Stated exercise
Provide an exact copy of the data, excluding the images.

Data section

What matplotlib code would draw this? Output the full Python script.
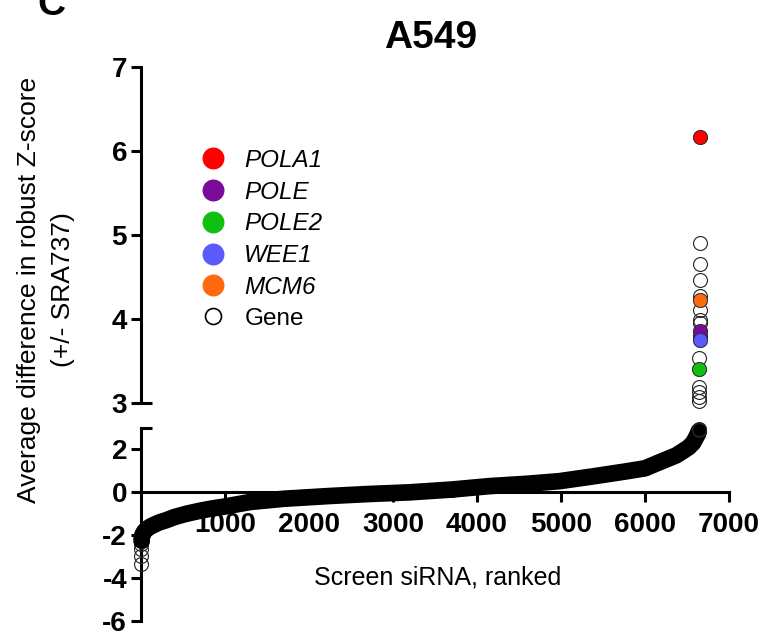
import numpy as np
import matplotlib
matplotlib.use("Agg")
import matplotlib.pyplot as plt
from matplotlib.lines import Line2D
import matplotlib.transforms as mtransforms

plt.rcParams['font.family'] = ['Liberation Sans', 'DejaVu Sans']

# ---------------- data ----------------
# ranked curve of the bulk of siRNAs (rank, value)
band_rank = [6, 10, 20, 40, 70, 110, 150, 220, 300, 400, 540, 700, 850, 1000,
             1300, 1700, 2250, 2700, 3200, 3700, 4150, 4600, 4980, 5375, 5780,
             6000, 6170, 6370, 6450, 6520, 6570, 6600, 6625, 6640]
band_value = [-2.25, -2.1, -1.95, -1.82, -1.7, -1.6, -1.52, -1.4, -1.3, -1.15,
              -1.0, -0.86, -0.75, -0.66, -0.45, -0.3, -0.17, -0.08, 0.0, 0.13,
              0.29, 0.4, 0.52, 0.74, 0.98, 1.12, 1.4, 1.72, 1.92, 2.1, 2.3,
              2.5, 2.7, 2.85]
# lowest-ranked individual siRNAs
low_rank = [1, 2, 3, 4]
low_value = [-3.36, -2.98, -2.66, -2.43]
# highest-ranked individual siRNAs
top_rank = [6641, 6642, 6643, 6644, 6645, 6646, 6647, 6648, 6649, 6650,
            6651, 6652, 6653, 6654, 6655, 6656, 6657, 6658, 6659, 6660]
top_value = [2.9, 2.95, 3.02, 3.07, 3.13, 3.19, 3.41, 3.54, 3.75, 3.80,
             3.86, 3.95, 3.99, 4.11, 4.23, 4.27, 4.46, 4.65, 4.91, 6.17]
# highlighted genes
hit_genes = ['POLA1', 'POLE', 'POLE2', 'WEE1', 'MCM6']
hit_values = [6.17, 3.86, 3.41, 3.75, 4.23]
hit_colors = ['#FF0000', '#7A0A9A', '#10C010', '#5A5AFF', '#FF6A10']

x_ticks = [1000, 2000, 3000, 4000, 5000, 6000, 7000]
upper_ticks = [3, 4, 5, 6, 7]
lower_ticks = [-6, -4, -2, 0, 2]

# ---------------- figure ----------------
W, H = 764, 636
fig = plt.figure(figsize=(W / 100, H / 100), dpi=100)

def fx(px):
    return px / W

def fy(py):
    return 1 - py / H

x0, x1 = 141, 729
ax_up = fig.add_axes([fx(x0), fy(403), (x1 - x0) / W, (403 - 67) / H])
ax_lo = fig.add_axes([fx(x0), fy(621), (x1 - x0) / W, (621 - 428) / H])

LW = 2.2
for ax in (ax_up, ax_lo):
    ax.set_xlim(0, 7000)
    ax.patch.set_alpha(0)
    for s in ('top', 'right'):
        ax.spines[s].set_visible(False)
    ax.spines['left'].set_linewidth(LW)
    ax.tick_params(axis='y', which='major', length=7, width=LW, pad=3,
                   labelsize=20)

ax_up.set_ylim(3, 7)
ax_lo.set_ylim(-6, 3)
ax_up.spines['bottom'].set_visible(False)
ax_up.set_xticks([])
ax_up.set_yticks(upper_ticks)
ax_up.set_yticklabels([str(t) for t in upper_ticks], fontweight='bold', fontsize=20)

ax_lo.set_yticks(lower_ticks)
ax_lo.set_yticklabels([str(t) for t in lower_ticks], fontweight='bold', fontsize=20)
ax_lo.spines['bottom'].set_position(('data', 0))
ax_lo.spines['bottom'].set_linewidth(LW)
ax_lo.spines['bottom'].set_bounds(0, 7000)
ax_lo.set_xticks(x_ticks)
ax_lo.set_xticklabels([str(t) for t in x_ticks], fontweight='bold', fontsize=20)
ax_lo.tick_params(axis='x', length=7, width=LW, pad=7)

# break caps on the axis at value 3
cap = 11 / (x1 - x0)
for ax in (ax_up, ax_lo):
    tr = mtransforms.blended_transform_factory(ax.transAxes, ax.transData)
    ax.add_line(Line2D([0, cap], [3, 3], transform=tr, color='black',
                       lw=LW, clip_on=False, solid_capstyle='butt'))

MS = 10
EDGE = '#222222'

# bulk band (points hidden under the dense stroke of overlapping markers)
ax_lo.plot(band_rank, band_value, 'o', ms=MS, mfc='none', mec=EDGE, mew=0.8,
           zorder=2.9, clip_on=False)
ax_lo.plot(band_rank, band_value, color='black', lw=12,
           solid_capstyle='round', solid_joinstyle='round', zorder=3,
           clip_on=False)
ax_lo.plot(low_rank, low_value, 'o', ms=MS, mfc='none', mec=EDGE, mew=0.8,
           zorder=2.8, clip_on=False)

top_rank_a = np.array(top_rank)
top_value_a = np.array(top_value)
lo_mask = top_value_a < 3
ax_lo.plot(top_rank_a[lo_mask], top_value_a[lo_mask], 'o', ms=MS, mfc='none',
           mec=EDGE, mew=0.8, zorder=4, clip_on=False)
ax_up.plot(top_rank_a[~lo_mask], top_value_a[~lo_mask], 'o', ms=MS, mfc='none',
           mec=EDGE, mew=0.8, zorder=4, clip_on=False)

for g, v, c in zip(hit_genes, hit_values, hit_colors):
    r = top_rank_a[np.argmin(np.abs(top_value_a - v))]
    ax_up.plot([r], [v], 'o', ms=MS, mfc=c, mec='#333333', mew=0.6, zorder=5,
               clip_on=False)

# legend
handles = [Line2D([], [], marker='o', ls='none', ms=15.8, mfc=c, mec=c, mew=0)
           for c in hit_colors]
handles.append(Line2D([], [], marker='o', ls='none', ms=11.5, mfc='white',
                      mec='black', mew=1.2))
labels = hit_genes + ['Gene']
leg = fig.legend(handles, labels, loc='upper left',
                 bbox_to_anchor=(fx(201), fy(149)), bbox_transform=fig.transFigure,
                 frameon=False, fontsize=17.5, handlelength=1.0,
                 handletextpad=0.78, labelspacing=0.36, borderpad=0,
                 borderaxespad=0)
for t in leg.get_texts()[:-1]:
    t.set_fontstyle('italic')

# texts
fig.text(fx(431), fy(48), 'A549', fontsize=28, fontweight='bold',
         ha='center', va='baseline')
fig.text(fx(37), fy(15), 'C', fontsize=28, fontweight='bold',
         ha='left', va='baseline')
fig.text(fx(438), fy(585), 'Screen siRNA, ranked', fontsize=18,
         ha='center', va='baseline')
fig.text(fx(46), fy(290), 'Average difference in robust Z-score\n(+/- SRA737)',
         fontsize=19, rotation=90, ha='center', va='center',
         multialignment='center', linespacing=1.5)

fig.savefig('out.png', dpi=100)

Final result
What matplotlib code would draw this? Output the full Python script.
import numpy as np
import matplotlib
matplotlib.use("Agg")
import matplotlib.pyplot as plt
from matplotlib.lines import Line2D
import matplotlib.transforms as mtransforms

plt.rcParams['font.family'] = ['Liberation Sans', 'DejaVu Sans']

# ---------------- data ----------------
# ranked curve of the bulk of siRNAs (rank, value)
band_rank = [6, 10, 20, 40, 70, 110, 150, 220, 300, 400, 540, 700, 850, 1000,
             1300, 1700, 2250, 2700, 3200, 3700, 4150, 4600, 4980, 5375, 5780,
             6000, 6170, 6370, 6450, 6520, 6570, 6600, 6625, 6640]
band_value = [-2.25, -2.1, -1.95, -1.82, -1.7, -1.6, -1.52, -1.4, -1.3, -1.15,
              -1.0, -0.86, -0.75, -0.66, -0.45, -0.3, -0.17, -0.08, 0.0, 0.13,
              0.29, 0.4, 0.52, 0.74, 0.98, 1.12, 1.4, 1.72, 1.92, 2.1, 2.3,
              2.5, 2.7, 2.85]
# lowest-ranked individual siRNAs
low_rank = [1, 2, 3, 4]
low_value = [-3.36, -2.98, -2.66, -2.43]
# highest-ranked individual siRNAs
top_rank = [6641, 6642, 6643, 6644, 6645, 6646, 6647, 6648, 6649, 6650,
            6651, 6652, 6653, 6654, 6655, 6656, 6657, 6658, 6659, 6660]
top_value = [2.9, 2.95, 3.02, 3.07, 3.13, 3.19, 3.41, 3.54, 3.75, 3.80,
             3.86, 3.95, 3.99, 4.11, 4.23, 4.27, 4.46, 4.65, 4.91, 6.17]
# highlighted genes
hit_genes = ['POLA1', 'POLE', 'POLE2', 'WEE1', 'MCM6']
hit_values = [6.17, 3.86, 3.41, 3.75, 4.23]
hit_colors = ['#FF0000', '#7A0A9A', '#10C010', '#5A5AFF', '#FF6A10']

x_ticks = [1000, 2000, 3000, 4000, 5000, 6000, 7000]
upper_ticks = [3, 4, 5, 6, 7]
lower_ticks = [-6, -4, -2, 0, 2]

# ---------------- figure ----------------
W, H = 764, 636
fig = plt.figure(figsize=(W / 100, H / 100), dpi=100)

def fx(px):
    return px / W

def fy(py):
    return 1 - py / H

x0, x1 = 141, 729
ax_up = fig.add_axes([fx(x0), fy(403), (x1 - x0) / W, (403 - 67) / H])
ax_lo = fig.add_axes([fx(x0), fy(621), (x1 - x0) / W, (621 - 428) / H])

LW = 2.2
for ax in (ax_up, ax_lo):
    ax.set_xlim(0, 7000)
    ax.patch.set_alpha(0)
    for s in ('top', 'right'):
        ax.spines[s].set_visible(False)
    ax.spines['left'].set_linewidth(LW)
    ax.tick_params(axis='y', which='major', length=7, width=LW, pad=3,
                   labelsize=20)

ax_up.set_ylim(3, 7)
ax_lo.set_ylim(-6, 3)
ax_up.spines['bottom'].set_visible(False)
ax_up.set_xticks([])
ax_up.set_yticks(upper_ticks)
ax_up.set_yticklabels([str(t) for t in upper_ticks], fontweight='bold', fontsize=20)

ax_lo.set_yticks(lower_ticks)
ax_lo.set_yticklabels([str(t) for t in lower_ticks], fontweight='bold', fontsize=20)
ax_lo.spines['bottom'].set_position(('data', 0))
ax_lo.spines['bottom'].set_linewidth(LW)
ax_lo.spines['bottom'].set_bounds(0, 7000)
ax_lo.set_xticks(x_ticks)
ax_lo.set_xticklabels([str(t) for t in x_ticks], fontweight='bold', fontsize=20)
ax_lo.tick_params(axis='x', length=7, width=LW, pad=7)

# break caps on the axis at value 3
cap = 11 / (x1 - x0)
for ax in (ax_up, ax_lo):
    tr = mtransforms.blended_transform_factory(ax.transAxes, ax.transData)
    ax.add_line(Line2D([0, cap], [3, 3], transform=tr, color='black',
                       lw=LW, clip_on=False, solid_capstyle='butt'))

MS = 10
EDGE = '#222222'

# bulk band (points hidden under the dense stroke of overlapping markers)
ax_lo.plot(band_rank, band_value, 'o', ms=MS, mfc='none', mec=EDGE, mew=0.8,
           zorder=2.9, clip_on=False)
ax_lo.plot(band_rank, band_value, color='black', lw=12,
           solid_capstyle='round', solid_joinstyle='round', zorder=3,
           clip_on=False)
ax_lo.plot(low_rank, low_value, 'o', ms=MS, mfc='none', mec=EDGE, mew=0.8,
           zorder=2.8, clip_on=False)

top_rank_a = np.array(top_rank)
top_value_a = np.array(top_value)
lo_mask = top_value_a < 3
ax_lo.plot(top_rank_a[lo_mask], top_value_a[lo_mask], 'o', ms=MS, mfc='none',
           mec=EDGE, mew=0.8, zorder=4, clip_on=False)
ax_up.plot(top_rank_a[~lo_mask], top_value_a[~lo_mask], 'o', ms=MS, mfc='none',
           mec=EDGE, mew=0.8, zorder=4, clip_on=False)

for g, v, c in zip(hit_genes, hit_values, hit_colors):
    r = top_rank_a[np.argmin(np.abs(top_value_a - v))]
    ax_up.plot([r], [v], 'o', ms=MS, mfc=c, mec='#333333', mew=0.6, zorder=5,
               clip_on=False)

# legend
handles = [Line2D([], [], marker='o', ls='none', ms=15.8, mfc=c, mec=c, mew=0)
           for c in hit_colors]
handles.append(Line2D([], [], marker='o', ls='none', ms=11.5, mfc='white',
                      mec='black', mew=1.2))
labels = hit_genes + ['Gene']
leg = fig.legend(handles, labels, loc='upper left',
                 bbox_to_anchor=(fx(201), fy(149)), bbox_transform=fig.transFigure,
                 frameon=False, fontsize=17.5, handlelength=1.0,
                 handletextpad=0.78, labelspacing=0.36, borderpad=0,
                 borderaxespad=0)
for t in leg.get_texts()[:-1]:
    t.set_fontstyle('italic')

# texts
fig.text(fx(431), fy(48), 'A549', fontsize=28, fontweight='bold',
         ha='center', va='baseline')
fig.text(fx(37), fy(15), 'C', fontsize=28, fontweight='bold',
         ha='left', va='baseline')
fig.text(fx(438), fy(585), 'Screen siRNA, ranked', fontsize=18,
         ha='center', va='baseline')
fig.text(fx(46), fy(290), 'Average difference in robust Z-score\n(+/- SRA737)',
         fontsize=19, rotation=90, ha='center', va='center',
         multialignment='center', linespacing=1.5)

fig.savefig('out.png', dpi=100)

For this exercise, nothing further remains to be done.